In questo contesto allora il discorso che deve sempre scrivere Arthur e che gli viene puntualmente rimandato indietro, e su cui ognuno dell’entourage si sente in diritto di dire la sua, diventa allora il Discorso, e il dispositivo narrativo principale. Una sorta di recipiente catalizzatore dell’insipienza di questa umanità protagonista di pezzi di storia e amministratrice di bene pubblici. Il Discorso per de Worms, verrà fatto alla sede dell’Onu, zeppo di citazioni inutili, e neppure per intero perché gli viene implacabilmente spento il microfono una volta esaurito il tempo di parola a disposizione. Ma è appunto nella sua concezione e formazione, che poi diventa un modello- infatti ne seguiranno altri – e si delinea la metafora del linguaggio del potere e della sua comunicazione: interminabile, ridondante, inutile, rimaneggiato, e in parte addirittura rubato (da un giornalista a seguito di una stampante che si inceppa).

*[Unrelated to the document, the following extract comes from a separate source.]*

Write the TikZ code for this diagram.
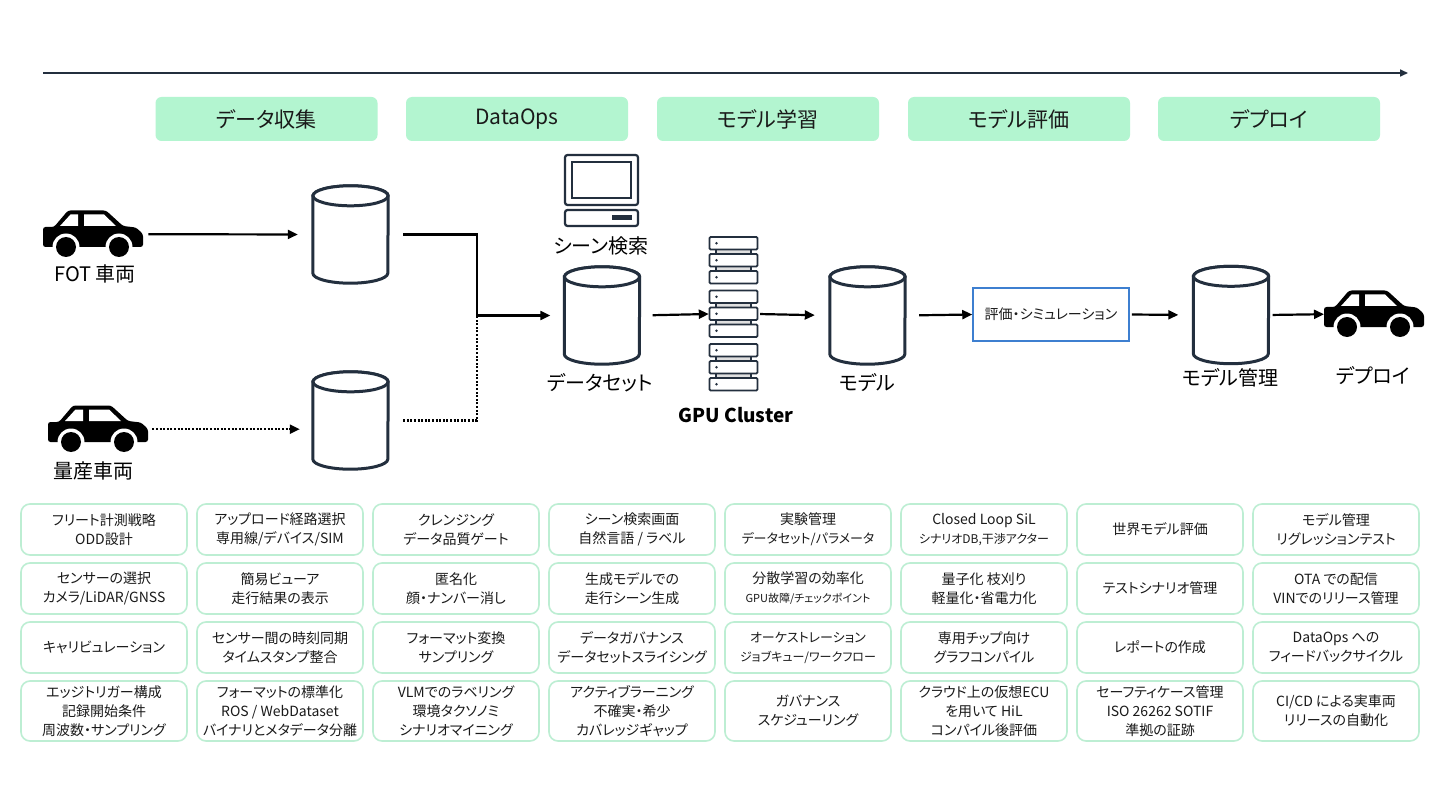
\documentclass[tikz,border=0pt]{standalone}
\usepackage{fontspec}
\setmainfont{Noto Sans CJK JP}[RawFeature=+palt]
\usetikzlibrary{arrows.meta}
\definecolor{ink}{HTML}{232F3E}
\definecolor{mint}{HTML}{B3F5D0}
\definecolor{gridline}{HTML}{BDEED3}
\definecolor{bluebox}{HTML}{3D7FD0}
\definecolor{txt}{HTML}{1A1A1A}
\tikzset{
  arr/.style={line width=2.2pt, black, -{Triangle[length=10pt,width=9pt]}},
  dotarr/.style={arr, dash pattern=on 2pt off 1.6pt},
  hdr/.style={fill=mint, rounded corners=6pt, minimum width=222pt, minimum height=44pt, inner sep=0pt, font=\fontsize{21}{24}\selectfont, text=txt},
  cell/.style={draw=gridline, line width=1.6pt, rounded corners=9pt, minimum width=166pt, align=center, font=\fontsize{14}{19}\selectfont, text=txt, inner sep=0pt},
  lbl/.style={font=\fontsize{20}{24}\selectfont, text=black, inner sep=0pt},
  cylbox/.style={minimum width=75pt, minimum height=97pt, inner sep=0pt},
  cylline/.style={draw=ink, line width=3pt, fill=white},
  iconline/.style={draw=ink, line width=2.2pt},
}
\newcommand\dbcyl[2]{%
  \node[cylbox] (#1) at (#2) {};
  \draw[cylline] ([yshift=-10pt]#1.north west) -- ([yshift=10pt]#1.south west)
     arc[start angle=180,end angle=360,x radius=37.5pt,y radius=10pt]
     -- ([yshift=-10pt]#1.north east)
     arc[start angle=0,end angle=180,x radius=37.5pt,y radius=10pt] -- cycle;
  \draw[cylline] ([yshift=-10pt]#1.north) ellipse[x radius=37.5pt,y radius=10pt];
}
\newcommand\carshape[2]{%
  \node[minimum width=100pt, minimum height=48pt, inner sep=0pt, anchor=north west] (#1) at (#2) {};
  \begin{scope}[shift={(#1.north west)}]
    \fill[black, rounded corners=2.5pt] (0,17) -- (11,17) -- (25,0.5) -- (63,0.5) -- (80,16) -- (93,17.5) -- (100,24) -- (100,37) -- (0,37) -- cycle;
    \fill[white] (17,16) -- (27.5,4.5) -- (35,4.5) -- (35,16) -- cycle;
    \fill[white] (41,4.5) -- (61,4.5) -- (73,16) -- (41,16) -- cycle;
    \fill[white] (23,37) circle[radius=13.5pt];
    \fill[black] (23,37) circle[radius=10pt];
    \fill[white] (76,37) circle[radius=13.5pt];
    \fill[black] (76,37) circle[radius=10pt];
  \end{scope}
}
\begin{document}
\begin{tikzpicture}[x=1pt,y=-1pt]
\useasboundingbox[fill=white] (0,0) rectangle (1440,810);

% timeline
\coordinate (t0) at (43,73);
\coordinate (t1) at (1408,73);
\draw[ink, line width=1.6pt, -{Triangle[length=8pt,width=7pt]}] (t0) -- (t1);

% phase headers
\node[hdr] (h1) at (266.5,119) {データ収集};
\node[hdr] (h2) at (517,119) {DataOps};
\node[hdr] (h3) at (768,119) {モデル学習};
\node[hdr] (h4) at (1019,119) {モデル評価};
\node[hdr] (h5) at (1269,119) {デプロイ};

% vehicles
\carshape{fot}{43,210}
\node[lbl] (fotl) at (95,274) {FOT 車両};
\carshape{mass}{48,405}
\node[lbl] (massl) at (93,471) {量産車両};
\carshape{dep}{1324,290}
\node[lbl] (depl) at (1373,376) {デプロイ};

% storage
\dbcyl{c1}{350.5,234.5}
\dbcyl{c2}{350.5,420.5}
\dbcyl{ds}{602,315.5}
\node[lbl] (dsl) at (600,383) {データセット};
\dbcyl{mdl}{867.5,315.5}
\node[lbl] (mdll) at (867,383) {モデル};
\dbcyl{mm}{1231,315}
\node[lbl] (mml) at (1230,378) {モデル管理};

% scene search monitor
\node[minimum width=73pt, minimum height=71pt, inner sep=0pt] (mon) at (601.5,190.5) {};
\draw[iconline, fill=white, rounded corners=2.5pt] (565,155) rectangle (638,205);
\draw[iconline] (572,162) rectangle (631,198);
\draw[iconline, fill=white, rounded corners=2.5pt] (565,210) rectangle (638,226);
\fill[ink] (612,215.5) rectangle (632,220.5);
\node[lbl] (monl) at (601,246) {シーン検索};

% GPU cluster
\node[minimum width=49pt, minimum height=154pt, inner sep=0pt] (gpu) at (733.5,314) {};
\foreach \g in {0,1,2}{
  \foreach \k in {0,1}{
    \pgfmathsetmacro\yy{237+53.5*\g+17*\k}
    \fill[gray!25] (716,{\yy+12.5}) rectangle (751,{\yy+17});
    \draw[ink, line width=1.4pt] (716,{\yy+12.5}) -- (716,{\yy+17});
    \draw[ink, line width=1.4pt] (751,{\yy+12.5}) -- (751,{\yy+17});
  }
  \foreach \k in {0,1,2}{
    \pgfmathsetmacro\yy{237+53.5*\g+17*\k}
    \draw[ink, line width=1.8pt, fill=white, rounded corners=1.2pt] (709.5,\yy) rectangle (757.5,{\yy+12.5});
    \fill[ink] (716.5,{\yy+6.25}) circle[radius=1.3pt];
  }
}
\node[lbl, font=\fontsize{19}{22}\selectfont\bfseries] (gpul) at (736,415) {GPU Cluster};

% evaluation box
\node[draw=bluebox, line width=1.5pt, minimum width=156pt, minimum height=53pt, inner sep=0pt, font=\fontsize{14}{16}\selectfont, text=txt] (eval) at (1051,314.5) {評価・シミュレーション};

% connectors
\draw[arr, shorten <=5pt, shorten >=15pt] (fot.east) -- (c1.west);
\draw[dotarr, shorten <=4pt, shorten >=13pt] (mass.east) -- (mass.east -| c2.west);
\coordinate (jn) at (477,315.5);
\draw[dotarr, -] ([xshift=15pt]c2.east) -| (jn);
\draw[arr, -] ([xshift=15pt]c1.east) -| (jn);
\draw[arr, shorten >=14pt] (jn) -- (ds.west);
\draw[arr, shorten <=13pt] (ds.east) -- (gpu.west);
\draw[arr, shorten <=2pt, shorten >=15pt] (gpu.east) -- (mdl.west);
\draw[arr, shorten <=14pt] (mdl.east) -- (eval.west);
\draw[arr, shorten <=2pt, shorten >=15pt] (eval.east) -- (mm.west);
\draw[arr, shorten <=4pt] (mm.east) -- (dep.west);

% grid of tasks
\tikzset{r1/.style={cell, minimum height=51pt}, r4/.style={cell, minimum height=60pt}}
% column 1
\node[r1] (a1) at (104,529.5) {フリート計測戦略\\ODD設計};
\node[r1] (a2) at (104,588.5) {センサーの選択\\カメラ/LiDAR/GNSS};
\node[r1] (a3) at (104,647.5) {キャリビュレーション};
\node[r4] (a4) at (104,711) {エッジトリガー構成\\記録開始条件\\周波数・サンプリング};
% column 2
\node[r1] (b1) at (280,529.5) {アップロード経路選択\\専用線/デバイス/SIM};
\node[r1] (b2) at (280,588.5) {簡易ビューア\\走行結果の表示};
\node[r1] (b3) at (280,647.5) {センサー間の時刻同期\\タイムスタンプ整合};
\node[r4] (b4) at (280,711) {フォーマットの標準化\\ROS / WebDataset\\バイナリとメタデータ分離};
% column 3
\node[r1] (c1g) at (456,529.5) {クレンジング\\データ品質ゲート};
\node[r1] (c2g) at (456,588.5) {匿名化\\顔・ナンバー消し};
\node[r1] (c3g) at (456,647.5) {フォーマット変換\\サンプリング};
\node[r4] (c4g) at (456,711) {VLMでのラベリング\\環境タクソノミ\\シナリオマイニング};
% column 4
\node[r1] (d1) at (632,529.5) {シーン検索画面\\自然言語 / ラベル};
\node[r1] (d2) at (632,588.5) {生成モデルでの\\走行シーン生成};
\node[r1] (d3) at (632,647.5) {データガバナンス\\データセットスライシング};
\node[r4] (d4) at (632,711) {アクティブラーニング\\不確実・希少\\カバレッジギャップ};
% column 5
\node[r1] (e1) at (808,529.5) {実験管理\\{\fontsize{13}{17}\selectfont データセット/パラメータ}};
\node[r1] (e2) at (808,588.5) {分散学習の効率化\\{\fontsize{11}{15}\selectfont GPU故障/チェックポイント}};
\node[r1] (e3) at (808,647.5) {{\fontsize{13}{17}\selectfont オーケストレーション}\\{\fontsize{12}{16}\selectfont ジョブキュー/ワークフロー}};
\node[r4] (e4) at (808,711) {ガバナンス\\スケジューリング};
% column 6
\node[r1] (f1) at (984,529.5) {Closed Loop SiL\\{\fontsize{12}{16}\selectfont シナリオDB,干渉アクター}};
\node[r1] (f2) at (984,588.5) {量子化 枝刈り\\軽量化・省電力化};
\node[r1] (f3) at (984,647.5) {専用チップ向け\\グラフコンパイル};
\node[r4] (f4) at (984,711) {クラウド上の仮想ECU\\を用いて HiL\\コンパイル後評価};
% column 7
\node[r1] (g1) at (1160,529.5) {世界モデル評価};
\node[r1] (g2) at (1160,588.5) {テストシナリオ管理};
\node[r1] (g3) at (1160,647.5) {レポートの作成};
\node[r4] (g4) at (1160,711) {セーフティケース管理\\ISO 26262 SOTIF\\準拠の証跡};
% column 8
\node[r1] (k1) at (1336,529.5) {モデル管理\\リグレッションテスト};
\node[r1] (k2) at (1336,588.5) {OTA での配信\\VINでのリリース管理};
\node[r1] (k3) at (1336,647.5) {DataOps への\\フィードバックサイクル};
\node[r4] (k4) at (1336,711) {CI/CD による実車両\\リリースの自動化};
\end{tikzpicture}
\end{document}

Il risultato dei due tomi di Quai d’Orsay che fanno pensare molto più a Molière che a altri parenti fumetti, è un divertimento intelligentissimo e un ritmo eccezionale determinato anche dalla gestualità di de Worms, che si profonde in “ tac, tac tac” sottolineati dalle grandi mani per dire quanto ritmo ci deve essere in un discorso alla gente, che non si deve annoiare, o dall’ importanza dell’uso degli evidenziatori stabilo nella concezione dei discorsi. Fino a punte eccezionali in cui esorta Arthur afflitto dalla redazione del “language” a pensare a Tin Tin come modello: “ Con Tin Tin ci sono sempre sfide enormi: la luna, l’oro nero, l’America…. Tin Tin è ritmo, anzi Tin Tin è la musica, è una sinfonia ritmo. Tac, tac , tac.. la gente vola alto, ascolta…la gente si ritrova di fronte al mondo”.
Presente, ma solo come cameo, manco a dirlo, Berlusconi, immobilizzato in un sorrisone fisso, che ci prova con tutte le ragazze che passano.